Sağlık turizmi İslam ülkelerinin bir diğer zengin turistik potansiyelidir. Hastaların tedavi amaçlı seyahatlerinin bir çok sebebi olabilir. Buna kendi ülkelerinde sağlık hizmetlerinde ileri teknoloji veya modern cihazların olmaması, profesyonel kadronun bulunmaması, sağlık hizmetlerinin pahalı ve masraflı olması, hastaların başka bir ortamda tedavi görmek istemeleri örnek verilebilir. Fakat sağlık turizmin bir de doğal yönleri var, örneğin hastaların diğer bir iklimde daha rahat tedavi edilebilmesi veya termal tesisler veya hatta kaplıcalar da bu konuda büyük önem taşıyor. Tabi ki turizmin bu alanında Müslüman ülkelerin sahip olduğu olanaklarla sadece Müslüman ülkelerden değil, bir çok ülkeden turistleri ağırlayabilir.
Gastronomi turizmi; insanların, farklı lezzetler deneyebilmek hedefi ile turizm faaliyetlerine katılmasıdır. Müslüman ülkelerin dünyanın değişik coğrafyasında bulunması nedeni ile farklı tarım ürünleri, yemek kültürleri ve lezzetleri vardır. Bu alanda ülkelerin tarımsal özellikleri, kültürü ve turizm altyapısı büyük önem taşıyor. Zira medeniyetler, öz kültürlerini yemeklerine taşıyorlar. Gastronomi turizmi her ülkenin önemli ve destekleyici seçeneklerinden biridir. Bu yüzden turistlerin farklı ülkelerin yöresel yemeklerine gösterdiği ilgi nedeni ile bu alanda büyük ve önemli çalışmalar yapılması gerekir.

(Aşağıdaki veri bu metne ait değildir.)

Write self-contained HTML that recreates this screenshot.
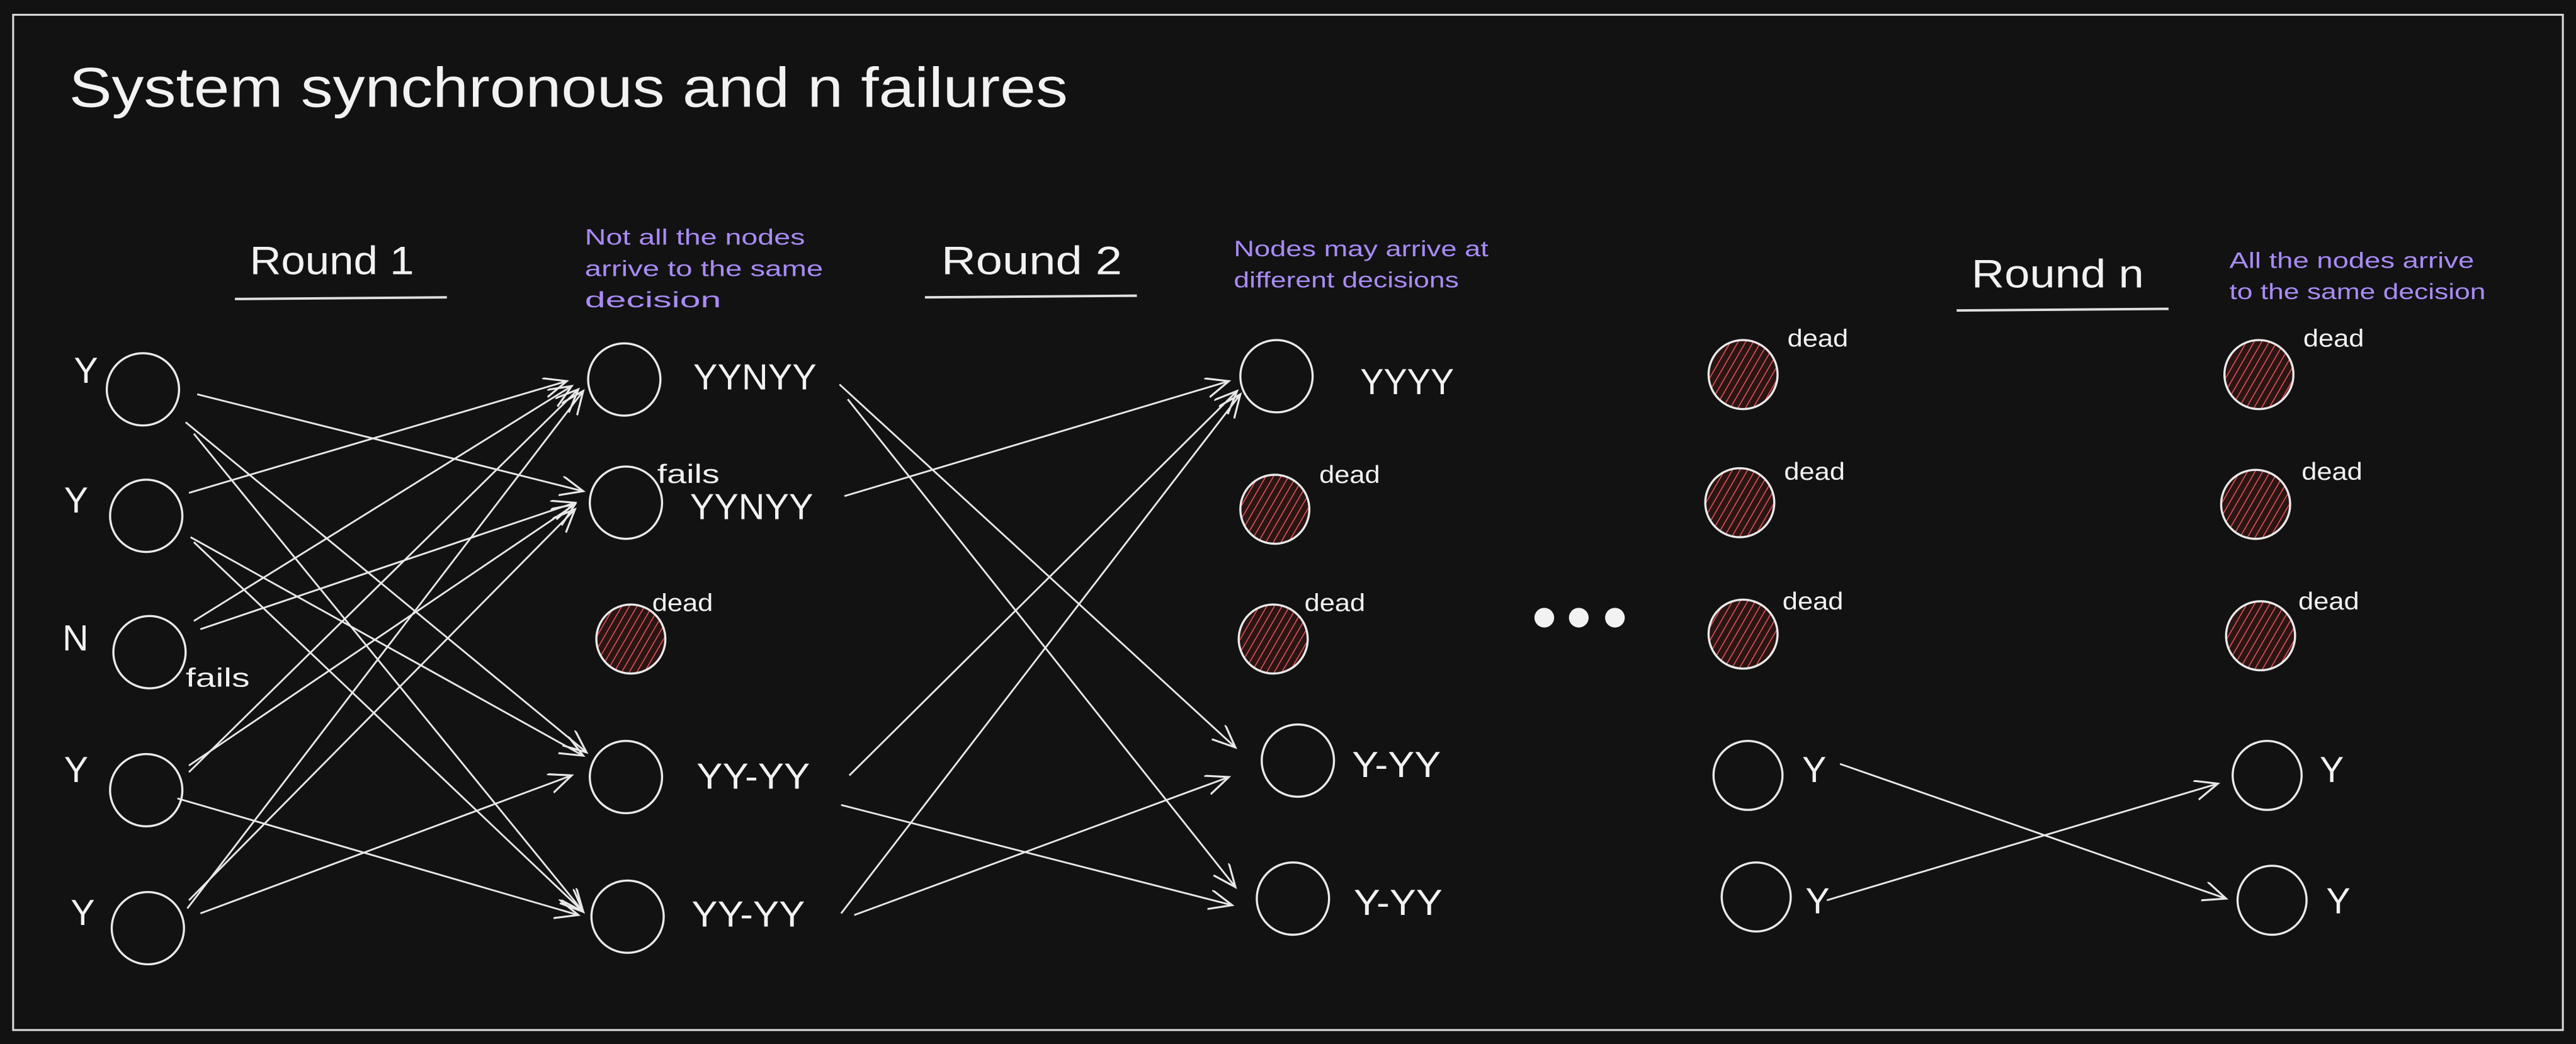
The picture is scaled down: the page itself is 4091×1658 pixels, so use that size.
<!DOCTYPE html>
<html><head><meta charset="utf-8"><style>html,body{margin:0;padding:0;background:#121212;}svg{display:block}</style></head>
<body>
<svg width="4091" height="1658" viewBox="0 0 1568 635.5" preserveAspectRatio="none" xmlns="http://www.w3.org/2000/svg" font-family="Liberation Sans, sans-serif">
<defs>
<marker id="a" markerUnits="userSpaceOnUse" markerWidth="20" markerHeight="16" refX="14" refY="6" orient="auto">
<path d="M0,0 L14,6 L0,12" fill="none" stroke="#e8e8e8" stroke-width="1.2"/>
</marker>
<pattern id="h" patternUnits="userSpaceOnUse" width="4" height="4" patternTransform="rotate(30)">
<rect width="4" height="4" fill="#2a1414"/>
<line x1="0" y1="0" x2="0" y2="4" stroke="#e05555" stroke-width="1.2"/>
</pattern>
</defs>
<rect width="1568" height="635.5" fill="#121212"/>
<rect x="8" y="9" width="1552" height="618" fill="none" stroke="#d8d8d8" stroke-width="1.2"/>
<g fill="#f2f2f2">
<text x="42" y="65" font-size="34" textLength="608" lengthAdjust="spacingAndGlyphs">System synchronous and n failures</text>
<text x="152" y="167" font-size="24" textLength="100" lengthAdjust="spacingAndGlyphs">Round 1</text>
<text x="573" y="167" font-size="24" textLength="110" lengthAdjust="spacingAndGlyphs">Round 2</text>
<text x="1200" y="175" font-size="24" textLength="105" lengthAdjust="spacingAndGlyphs">Round n</text>
</g>
<g stroke="#e0e0e0" stroke-width="1.5">
<line x1="143" y1="182" x2="272" y2="181"/>
<line x1="563" y1="181" x2="692" y2="180"/>
<line x1="1191" y1="189" x2="1320" y2="188"/>
</g>
<g fill="#a98bf5" font-size="13.5" lengthAdjust="spacingAndGlyphs">
<text x="356" y="149" textLength="134" lengthAdjust="spacingAndGlyphs">Not all the nodes</text>
<text x="356" y="168" textLength="145" lengthAdjust="spacingAndGlyphs">arrive to the same</text>
<text x="356" y="187" textLength="83" lengthAdjust="spacingAndGlyphs">decision</text>
<text x="751" y="156" textLength="155" lengthAdjust="spacingAndGlyphs">Nodes may arrive at</text>
<text x="751" y="175" textLength="137" lengthAdjust="spacingAndGlyphs">different decisions</text>
<text x="1357" y="163" textLength="149" lengthAdjust="spacingAndGlyphs">All the nodes arrive</text>
<text x="1357" y="182" textLength="156" lengthAdjust="spacingAndGlyphs">to the same decision</text>
</g>
<g fill="none" stroke="#eaeaea" stroke-width="1.3">
<circle cx="87" cy="237" r="22"/><circle cx="89" cy="314" r="22"/><circle cx="91" cy="397" r="22"/><circle cx="89" cy="481" r="22"/><circle cx="90" cy="565" r="22"/>
<circle cx="380" cy="231" r="22"/><circle cx="381" cy="306" r="22"/><circle cx="381" cy="473" r="22"/><circle cx="382" cy="558" r="22"/>
<circle cx="777" cy="229" r="22"/><circle cx="790" cy="463" r="22"/><circle cx="787" cy="547" r="22"/>
<circle cx="1064" cy="472" r="21"/><circle cx="1069" cy="546" r="21"/>
<circle cx="1380" cy="472" r="21"/><circle cx="1383" cy="548" r="21"/>
</g>
<g fill="url(#h)" stroke="#eaeaea" stroke-width="1.3">
<circle cx="384" cy="389" r="21"/>
<circle cx="776" cy="310" r="21"/><circle cx="775" cy="389" r="21"/>
<circle cx="1061" cy="228" r="21"/><circle cx="1059" cy="306" r="21"/><circle cx="1061" cy="386" r="21"/>
<circle cx="1375" cy="228" r="21"/><circle cx="1373" cy="307" r="21"/><circle cx="1376" cy="387" r="21"/>
</g>
<g fill="#f2f2f2" font-size="22">
<text x="45" y="233">Y</text><text x="39" y="312">Y</text><text x="38" y="396">N</text><text x="39" y="476">Y</text><text x="43" y="563">Y</text>
<text x="422" y="237" textLength="75" lengthAdjust="spacingAndGlyphs">YYNYY</text><text x="420" y="316" textLength="75" lengthAdjust="spacingAndGlyphs">YYNYY</text><text x="424" y="480" textLength="69" lengthAdjust="spacingAndGlyphs">YY-YY</text><text x="421" y="564" textLength="69" lengthAdjust="spacingAndGlyphs">YY-YY</text>
<text x="828" y="240" textLength="57" lengthAdjust="spacingAndGlyphs">YYYY</text><text x="823" y="473" textLength="54" lengthAdjust="spacingAndGlyphs">Y-YY</text><text x="824" y="557" textLength="54" lengthAdjust="spacingAndGlyphs">Y-YY</text>
<text x="1097" y="476">Y</text><text x="1099" y="556">Y</text><text x="1412" y="476">Y</text><text x="1416" y="556">Y</text>
</g>
<g fill="#f2f2f2" font-size="16">
<text x="113" y="418" textLength="39" lengthAdjust="spacingAndGlyphs">fails</text><text x="400" y="294" textLength="38" lengthAdjust="spacingAndGlyphs">fails</text>
</g>
<g fill="#f2f2f2" font-size="15">
<text x="397" y="372" textLength="37" lengthAdjust="spacingAndGlyphs">dead</text><text x="803" y="294" textLength="37" lengthAdjust="spacingAndGlyphs">dead</text><text x="794" y="372" textLength="37" lengthAdjust="spacingAndGlyphs">dead</text>
<text x="1088" y="211" textLength="37" lengthAdjust="spacingAndGlyphs">dead</text><text x="1086" y="292" textLength="37" lengthAdjust="spacingAndGlyphs">dead</text><text x="1085" y="371" textLength="37" lengthAdjust="spacingAndGlyphs">dead</text>
<text x="1402" y="211" textLength="37" lengthAdjust="spacingAndGlyphs">dead</text><text x="1401" y="292" textLength="37" lengthAdjust="spacingAndGlyphs">dead</text><text x="1399" y="371" textLength="37" lengthAdjust="spacingAndGlyphs">dead</text>
</g>
<g fill="#f2f2f2"><circle cx="940" cy="376" r="6"/><circle cx="961" cy="376" r="6"/><circle cx="983" cy="376" r="6"/></g>
<g stroke="#e8e8e8" stroke-width="1.1" marker-end="url(#a)">
<line x1="120" y1="240" x2="355" y2="299"/>
<line x1="113" y1="257" x2="357" y2="458"/>
<line x1="118" y1="264" x2="355" y2="555"/>
<line x1="115" y1="300" x2="345" y2="232"/>
<line x1="116" y1="327" x2="355" y2="460"/>
<line x1="118" y1="330" x2="355" y2="555"/>
<line x1="118" y1="378" x2="348" y2="235"/>
<line x1="122" y1="383" x2="350" y2="306"/>
<line x1="115" y1="470" x2="352" y2="237"/>
<line x1="115" y1="466" x2="350" y2="307"/>
<line x1="108" y1="486" x2="352" y2="557"/>
<line x1="114" y1="553" x2="355" y2="238"/>
<line x1="115" y1="548" x2="350" y2="310"/>
<line x1="122" y1="556" x2="348" y2="472"/>
<line x1="511" y1="234" x2="752" y2="455"/>
<line x1="516" y1="243" x2="752" y2="540"/>
<line x1="514" y1="302" x2="748" y2="232"/>
<line x1="517" y1="472" x2="753" y2="238"/>
<line x1="512" y1="490" x2="750" y2="551"/>
<line x1="512" y1="556" x2="755" y2="240"/>
<line x1="520" y1="557" x2="748" y2="473"/>
<line x1="1120" y1="465" x2="1355" y2="547"/>
<line x1="1112" y1="548" x2="1350" y2="477"/>
</g>
</svg>
</body></html>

Tahran’da birincisi düzenlenen İslam Dünyası Turizm Fuarına Pakistan, Türkiye, Irak, Tacikistan ve Umman’ın da aralarında olan 15’i aşkın Müslüman ülkeden en az 300 stantta Müslüman ülkeler, ulaşım yolları, el sanatları ve hatıra eşyaları, sağlık turizmi, otelcilik, hizmet sektörü, kültür merkezleri, dini yayıncılık, İslami dekorasyon, helal gıdalar, İslami ve geleneksel giyim alanlarında potansiyellerini ve olanaklarını tanıtmaya çalıştılar. Fuar 3 gün boyunca 10 bini aşkın ziyaretçiyi ağırlarken dünyadan 20’den fazla medya kuruluşu bu etkinliği dünyaya duyurdu.